3. [appellant] betoogt dat het college hem in redelijkheid niet had mogen bevelen nader onderzoek te doen. Volgens [appellant] kan uit diverse onderzoeksgegevens genoegzaam worden afgeleid dat de verontreiniging niet door hem is veroorzaakt, maar afkomstig is van het naastgelegen perceel, dat de gemeente Purmerend heeft gebruikt als stortplaats. Volgens [appellant] heeft het college ten onrechte niet de gehele verontreiniging op beide percelen in samenhang bezien. [appellant] betoogt, onder verwijzing naar de uitspraak van de Afdeling van 31 maart 2004 in zaak nr.
200308910/1, de memorie van antwoord bij de Wbb en het arrest van het Hof van Justitie van 9 maart 2010, C-378/08, ERG en anderen (www.curia.europa.eu), dat het college het bevel in dit geval aan de gemeente Purmerend als veroorzaker van de verontreiniging had moeten geven en dat het college in strijd met algemene beginselen van behoorlijk bestuur heeft gehandeld door ervoor te kiezen het bevel in plaats daarvan aan [appellant] als eigenaar van het perceel te geven. Voorts omvat het bevel volgens [appellant] ten onrechte mede nader onderzoek naar asbest.

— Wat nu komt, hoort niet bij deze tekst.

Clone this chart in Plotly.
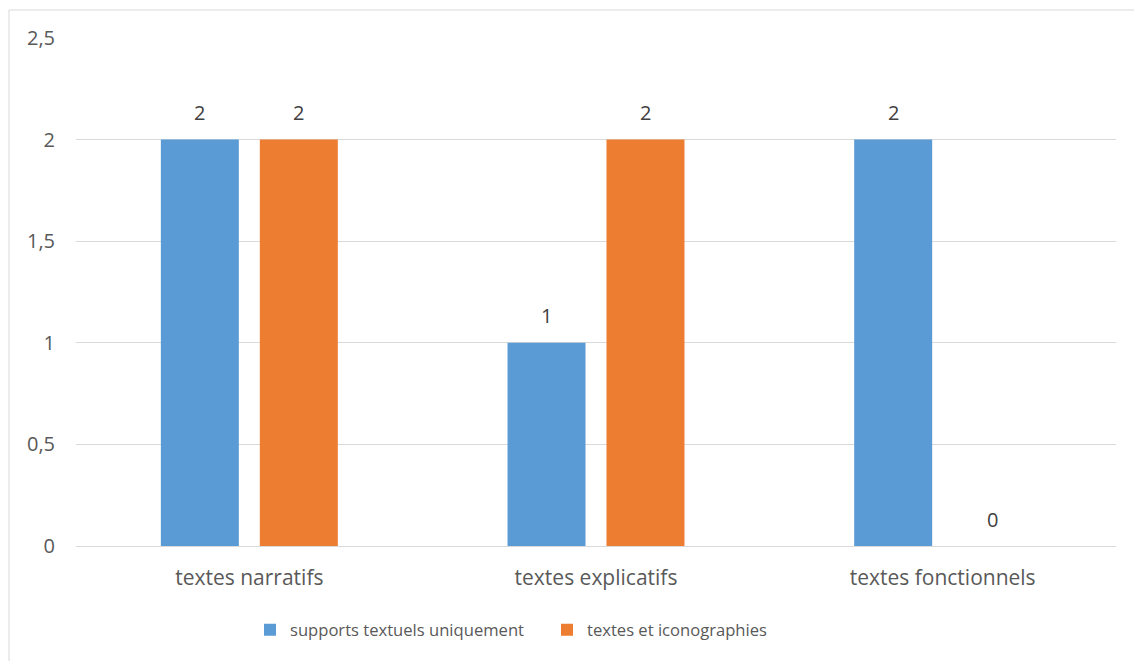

3.1. Vaststaat dat [appellant] eigenaar is van het perceel, zodat het college krachtens artikel 43, derde lid, aanhef en onder b, van de Wbb bevoegd was om aan [appellant] een bevel tot het verrichten van nader onderzoek naar de verontreiniging op het perceel te geven.
Hetgeen [appellant] aanvoert, geeft geen aanleiding voor het oordeel dat het college zich in het bestreden besluit ten onrechte op het standpunt heeft gesteld dat onvoldoende duidelijk is wie de veroorzaker van de op het perceel aanwezige verontreiniging is en dat dit mogelijk [appellant] is. Er bestaat onder deze omstandigheid geen aanleiding voor het oordeel dat het college niet in redelijkheid gebruik heeft kunnen maken van de bevoegdheid om het bevel tot het verrichten van nader onderzoek aan [appellant] als eigenaar van het perceel te geven. Mede aan de hand van de resultaten van dit nader onderzoek zal het college kunnen bepalen of de aangetroffen verontreiniging aanleiding geeft voor het opleggen van een saneringsplicht, aan wie die eventuele plicht dient te worden opgelegd en tot welke percelen die plicht zich dient uit te strekken. In dit licht heeft het college ook onderzoek naar mogelijke verontreiniging van de bodem op het perceel met MTBE en ETBE en met asbest van belang mogen achten.
4. Het beroep is ongegrond.
5. Voor een proceskostenveroordeling bestaat geen aanleiding.
De Afdeling bestuursrechtspraak van de Raad van State
Recht doende in naam der Koningin:
verklaart het beroep ongegrond.
Aldus vastgesteld door mr. T.G. Drupsteen, voorzitter, en mr. W. Sorgdrager en mr. C.J. Borman, leden, in tegenwoordigheid van mr. M.P.J.M. van Grinsven, ambtenaar van staat.